*** Data shown

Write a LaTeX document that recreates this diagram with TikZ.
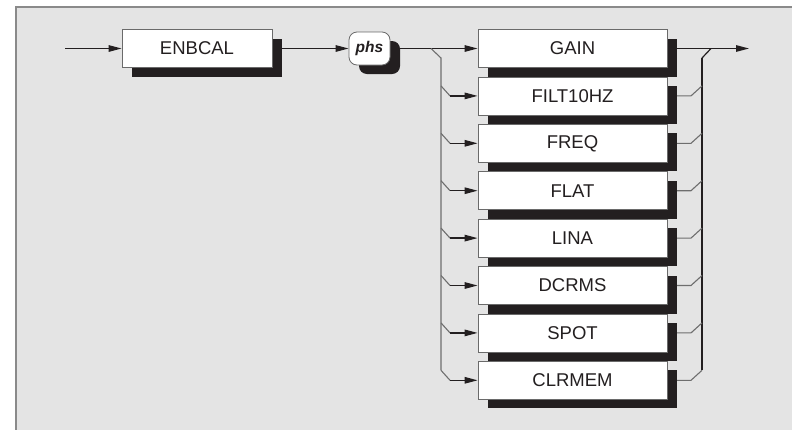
\documentclass[tikz,border=0pt]{standalone}
\usepackage{fontspec}
\setmainfont{Liberation Sans}
\usetikzlibrary{arrows.meta,shadows,backgrounds}
\definecolor{panelc}{HTML}{E4E4E4}
\definecolor{borderc}{HTML}{8A8A8A}
\definecolor{shadowc}{HTML}{231F20}
\definecolor{boxline}{HTML}{6A6A6A}
\definecolor{txtc}{HTML}{231F20}
\definecolor{darkline}{HTML}{231F20}
\definecolor{grayline}{HTML}{6E6E6E}
\newcommand\optfont{\fontsize{18.5}{21}\selectfont}
\newcommand\phsfont{\fontsize{15.5}{18}\selectfont\bfseries\itshape}
\tikzset{
  boxshadow/.style={drop shadow={shadow xshift=10pt,shadow yshift=-9pt,fill=shadowc,opacity=1}},
  optbox/.style={draw=boxline,line width=0.8pt,fill=white,minimum width=189pt,minimum height=38pt,inner sep=0pt,font=\optfont,text=txtc,boxshadow},
  cmdbox/.style={optbox,minimum width=150pt},
  phsbox/.style={draw=boxline,line width=0.8pt,fill=white,rounded corners=8pt,minimum width=41pt,minimum height=33pt,inner sep=0pt,font=\phsfont,text=txtc,boxshadow},
  arr/.style={draw=darkline,line width=1.3pt,-{Triangle[length=13pt,width=6.5pt]}},
  dline/.style={draw=darkline,line width=1.2pt},
  gline/.style={draw=grayline,line width=1.1pt},
}
\begin{document}
\begin{tikzpicture}[x=1pt,y=-1pt]
\useasboundingbox (0,0) rectangle (792,429);
\node[cmdbox] (enb) at (197,48.5) {ENBCAL};
\node[phsbox] (phs) at (369.5,48.5) {phs};
\foreach \t [count=\i from 0] in {GAIN,FILT10HZ,FREQ,FLAT,LINA,DCRMS,SPOT,CLRMEM}{
  \node[optbox] (o\i) at (572.5,{48.5+47.4*\i}) {\t};
}
\coordinate (start) at (65,48.5);
\coordinate (exit) at (749,48.5);
\coordinate (lsplit) at (431,48.5);
\coordinate (ltop) at (441,58);
\coordinate (lbot) at (441,370.3);
\coordinate (rjoin) at (711,48.5);
\coordinate (rtop) at (702,58);
\coordinate (rbot) at (702,370.3);
\begin{pgfonlayer}{background}
  \fill[panelc] (16,7) rectangle (800,440);
  \draw[borderc,line width=2pt] (800,7) -- (16,7) -- (16,440);
  \draw[arr] (start) -- (enb.west);
  \draw[arr] (enb.east) -- (phs.west);
  \draw[arr] (phs.east) -- (o0.west);
  \draw[arr] (o0.east) -- (exit);
  \draw[gline] (lsplit) -- (ltop) -- (lbot);
  \draw[dline] (rjoin) -- (rtop);
  \draw[dline] (rtop) -- (rbot);
  \foreach \i in {1,...,7}{
    \coordinate (la\i) at (441,{38.5+47.4*\i});
    \coordinate (lb\i) at (450,{48.5+47.4*\i});
    \coordinate (ra\i) at (691,{48.5+47.4*\i});
    \coordinate (rb\i) at (702,{38.5+47.4*\i});
    \draw[gline] (la\i) -- (lb\i);
    \draw[arr] (lb\i) -- (o\i.west);
    \draw[gline] (o\i.east) -- (ra\i) -- (rb\i);
  }
\end{pgfonlayer}
\end{tikzpicture}
\end{document}
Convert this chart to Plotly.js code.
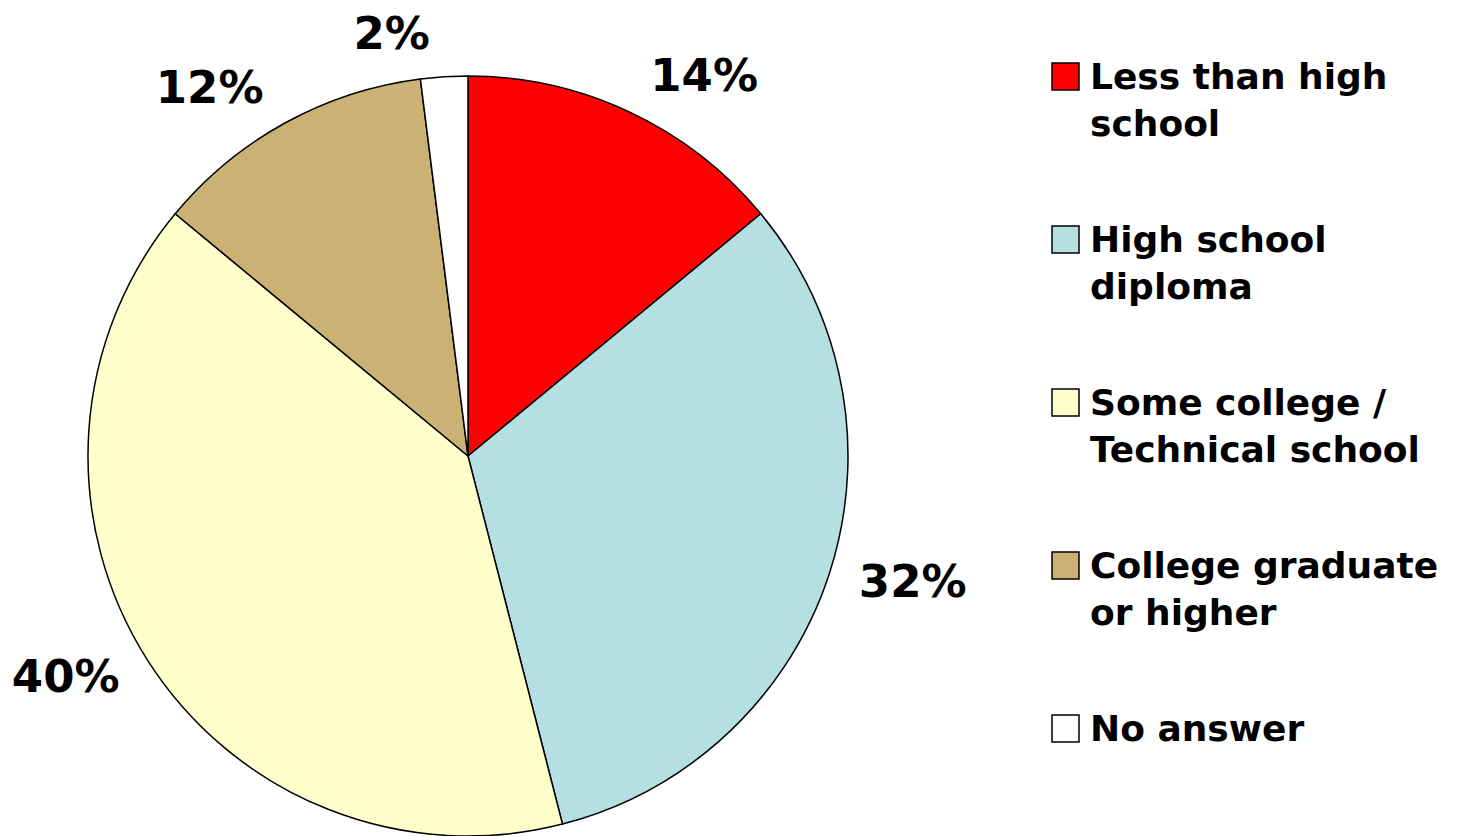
<!DOCTYPE html>
<html>
<head>
<meta charset="utf-8">
<script src="https://cdn.plot.ly/plotly-3.0.1.min.js"></script>
<style>html,body{margin:0;padding:0;background:#fff;overflow:hidden;}#wrap{width:1465px;height:836px;overflow:hidden;}</style>
</head>
<body>
<div id="wrap"><div id="chart"></div></div>
<script>
const categories = ["Less than high school", "High school diploma", "Some college / Technical school", "College graduate or higher", "No answer"];
const legendLines = ["Less than high<br>school", "High school<br>diploma", "Some college /<br>Technical school", "College graduate<br>or higher", "No answer"];
const values = [14, 32, 40, 12, 2];
const colors = ["#FF0000", "#B4E0E4", "#FFFFCC", "#CCB175", "#FFFFFF"];

const W = 1465, H = 920; // figure taller than viewport; bottom is clipped
const FONT = "'DejaVu Sans', Verdana, Tahoma, sans-serif";
const cx = 468, cy = 456, R = 380, RL = 397;

const pie = {
  type: "pie",
  labels: categories,
  values: values,
  sort: false,
  direction: "clockwise",
  rotation: 0,
  marker: {colors: colors, line: {color: "#000", width: 1.5}},
  textinfo: "none",
  domain: {x: [(cx - R) / W, (cx + R) / W], y: [1 - (cy + R) / H, 1 - (cy - R) / H]},
  showlegend: false,
  hoverinfo: "label+percent"
};

// transparent copy of the pie, slightly larger, carrying the outside percentage labels
const labelPie = {
  type: "pie",
  labels: categories,
  values: values,
  sort: false,
  direction: "clockwise",
  rotation: 0,
  marker: {colors: values.map(() => "rgba(0,0,0,0)"), line: {width: 0}},
  textposition: "outside",
  texttemplate: "<b>%{value}%</b>",
  textfont: {family: FONT, size: 45, color: "#000"},
  domain: {x: [(cx - RL) / W, (cx + RL) / W], y: [1 - (cy + RL) / H, 1 - (cy - RL) / H]},
  showlegend: false,
  hoverinfo: "skip"
};

// custom legend
const shapes = [], annotations = [];
const legTop0 = 63, legStep = 163, sq = 27, sqX = 1052, txtX = 1088;
categories.forEach((c, i) => {
  const top = legTop0 + i * legStep;
  shapes.push({type: "rect", xref: "paper", yref: "paper",
    x0: sqX / W, x1: (sqX + sq) / W, y0: 1 - (top + sq) / H, y1: 1 - top / H,
    fillcolor: colors[i], line: {color: "#000", width: 1.5}});
  annotations.push({xref: "paper", yref: "paper", x: txtX / W, y: 1 - (top - 9) / H,
    xanchor: "left", yanchor: "top", align: "left", showarrow: false,
    text: "<b>" + legendLines[i] + "</b>",
    font: {family: FONT, size: 36, color: "#000"}});
});

const layout = {
  width: W, height: H,
  margin: {l: 0, r: 0, t: 0, b: 0},
  paper_bgcolor: "#fff",
  showlegend: false,
  shapes: shapes,
  annotations: annotations
};

Plotly.newPlot("chart", [pie, labelPie], layout, {displayModeBar: false, staticPlot: true});
</script>
</body>
</html>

******

_Stated exercise_
Repeat all of the entries word for word, but omit the pictures.

_Answer to the task_
Write a LaTeX document that recreates this diagram with TikZ.
\documentclass[tikz,border=0pt]{standalone}
\usepackage{fontspec}
\setmainfont{Liberation Sans}
\usetikzlibrary{arrows.meta,shadows,backgrounds}
\definecolor{panelc}{HTML}{E4E4E4}
\definecolor{borderc}{HTML}{8A8A8A}
\definecolor{shadowc}{HTML}{231F20}
\definecolor{boxline}{HTML}{6A6A6A}
\definecolor{txtc}{HTML}{231F20}
\definecolor{darkline}{HTML}{231F20}
\definecolor{grayline}{HTML}{6E6E6E}
\newcommand\optfont{\fontsize{18.5}{21}\selectfont}
\newcommand\phsfont{\fontsize{15.5}{18}\selectfont\bfseries\itshape}
\tikzset{
  boxshadow/.style={drop shadow={shadow xshift=10pt,shadow yshift=-9pt,fill=shadowc,opacity=1}},
  optbox/.style={draw=boxline,line width=0.8pt,fill=white,minimum width=189pt,minimum height=38pt,inner sep=0pt,font=\optfont,text=txtc,boxshadow},
  cmdbox/.style={optbox,minimum width=150pt},
  phsbox/.style={draw=boxline,line width=0.8pt,fill=white,rounded corners=8pt,minimum width=41pt,minimum height=33pt,inner sep=0pt,font=\phsfont,text=txtc,boxshadow},
  arr/.style={draw=darkline,line width=1.3pt,-{Triangle[length=13pt,width=6.5pt]}},
  dline/.style={draw=darkline,line width=1.2pt},
  gline/.style={draw=grayline,line width=1.1pt},
}
\begin{document}
\begin{tikzpicture}[x=1pt,y=-1pt]
\useasboundingbox (0,0) rectangle (792,429);
\node[cmdbox] (enb) at (197,48.5) {ENBCAL};
\node[phsbox] (phs) at (369.5,48.5) {phs};
\foreach \t [count=\i from 0] in {GAIN,FILT10HZ,FREQ,FLAT,LINA,DCRMS,SPOT,CLRMEM}{
  \node[optbox] (o\i) at (572.5,{48.5+47.4*\i}) {\t};
}
\coordinate (start) at (65,48.5);
\coordinate (exit) at (749,48.5);
\coordinate (lsplit) at (431,48.5);
\coordinate (ltop) at (441,58);
\coordinate (lbot) at (441,370.3);
\coordinate (rjoin) at (711,48.5);
\coordinate (rtop) at (702,58);
\coordinate (rbot) at (702,370.3);
\begin{pgfonlayer}{background}
  \fill[panelc] (16,7) rectangle (800,440);
  \draw[borderc,line width=2pt] (800,7) -- (16,7) -- (16,440);
  \draw[arr] (start) -- (enb.west);
  \draw[arr] (enb.east) -- (phs.west);
  \draw[arr] (phs.east) -- (o0.west);
  \draw[arr] (o0.east) -- (exit);
  \draw[gline] (lsplit) -- (ltop) -- (lbot);
  \draw[dline] (rjoin) -- (rtop);
  \draw[dline] (rtop) -- (rbot);
  \foreach \i in {1,...,7}{
    \coordinate (la\i) at (441,{38.5+47.4*\i});
    \coordinate (lb\i) at (450,{48.5+47.4*\i});
    \coordinate (ra\i) at (691,{48.5+47.4*\i});
    \coordinate (rb\i) at (702,{38.5+47.4*\i});
    \draw[gline] (la\i) -- (lb\i);
    \draw[arr] (lb\i) -- (o\i.west);
    \draw[gline] (o\i.east) -- (ra\i) -- (rb\i);
  }
\end{pgfonlayer}
\end{tikzpicture}
\end{document}
Convert this chart to Plotly.js code.
<!DOCTYPE html>
<html>
<head>
<meta charset="utf-8">
<script src="https://cdn.plot.ly/plotly-3.0.1.min.js"></script>
<style>html,body{margin:0;padding:0;background:#fff;overflow:hidden;}#wrap{width:1465px;height:836px;overflow:hidden;}</style>
</head>
<body>
<div id="wrap"><div id="chart"></div></div>
<script>
const categories = ["Less than high school", "High school diploma", "Some college / Technical school", "College graduate or higher", "No answer"];
const legendLines = ["Less than high<br>school", "High school<br>diploma", "Some college /<br>Technical school", "College graduate<br>or higher", "No answer"];
const values = [14, 32, 40, 12, 2];
const colors = ["#FF0000", "#B4E0E4", "#FFFFCC", "#CCB175", "#FFFFFF"];

const W = 1465, H = 920; // figure taller than viewport; bottom is clipped
const FONT = "'DejaVu Sans', Verdana, Tahoma, sans-serif";
const cx = 468, cy = 456, R = 380, RL = 397;

const pie = {
  type: "pie",
  labels: categories,
  values: values,
  sort: false,
  direction: "clockwise",
  rotation: 0,
  marker: {colors: colors, line: {color: "#000", width: 1.5}},
  textinfo: "none",
  domain: {x: [(cx - R) / W, (cx + R) / W], y: [1 - (cy + R) / H, 1 - (cy - R) / H]},
  showlegend: false,
  hoverinfo: "label+percent"
};

// transparent copy of the pie, slightly larger, carrying the outside percentage labels
const labelPie = {
  type: "pie",
  labels: categories,
  values: values,
  sort: false,
  direction: "clockwise",
  rotation: 0,
  marker: {colors: values.map(() => "rgba(0,0,0,0)"), line: {width: 0}},
  textposition: "outside",
  texttemplate: "<b>%{value}%</b>",
  textfont: {family: FONT, size: 45, color: "#000"},
  domain: {x: [(cx - RL) / W, (cx + RL) / W], y: [1 - (cy + RL) / H, 1 - (cy - RL) / H]},
  showlegend: false,
  hoverinfo: "skip"
};

// custom legend
const shapes = [], annotations = [];
const legTop0 = 63, legStep = 163, sq = 27, sqX = 1052, txtX = 1088;
categories.forEach((c, i) => {
  const top = legTop0 + i * legStep;
  shapes.push({type: "rect", xref: "paper", yref: "paper",
    x0: sqX / W, x1: (sqX + sq) / W, y0: 1 - (top + sq) / H, y1: 1 - top / H,
    fillcolor: colors[i], line: {color: "#000", width: 1.5}});
  annotations.push({xref: "paper", yref: "paper", x: txtX / W, y: 1 - (top - 9) / H,
    xanchor: "left", yanchor: "top", align: "left", showarrow: false,
    text: "<b>" + legendLines[i] + "</b>",
    font: {family: FONT, size: 36, color: "#000"}});
});

const layout = {
  width: W, height: H,
  margin: {l: 0, r: 0, t: 0, b: 0},
  paper_bgcolor: "#fff",
  showlegend: false,
  shapes: shapes,
  annotations: annotations
};

Plotly.newPlot("chart", [pie, labelPie], layout, {displayModeBar: false, staticPlot: true});
</script>
</body>
</html>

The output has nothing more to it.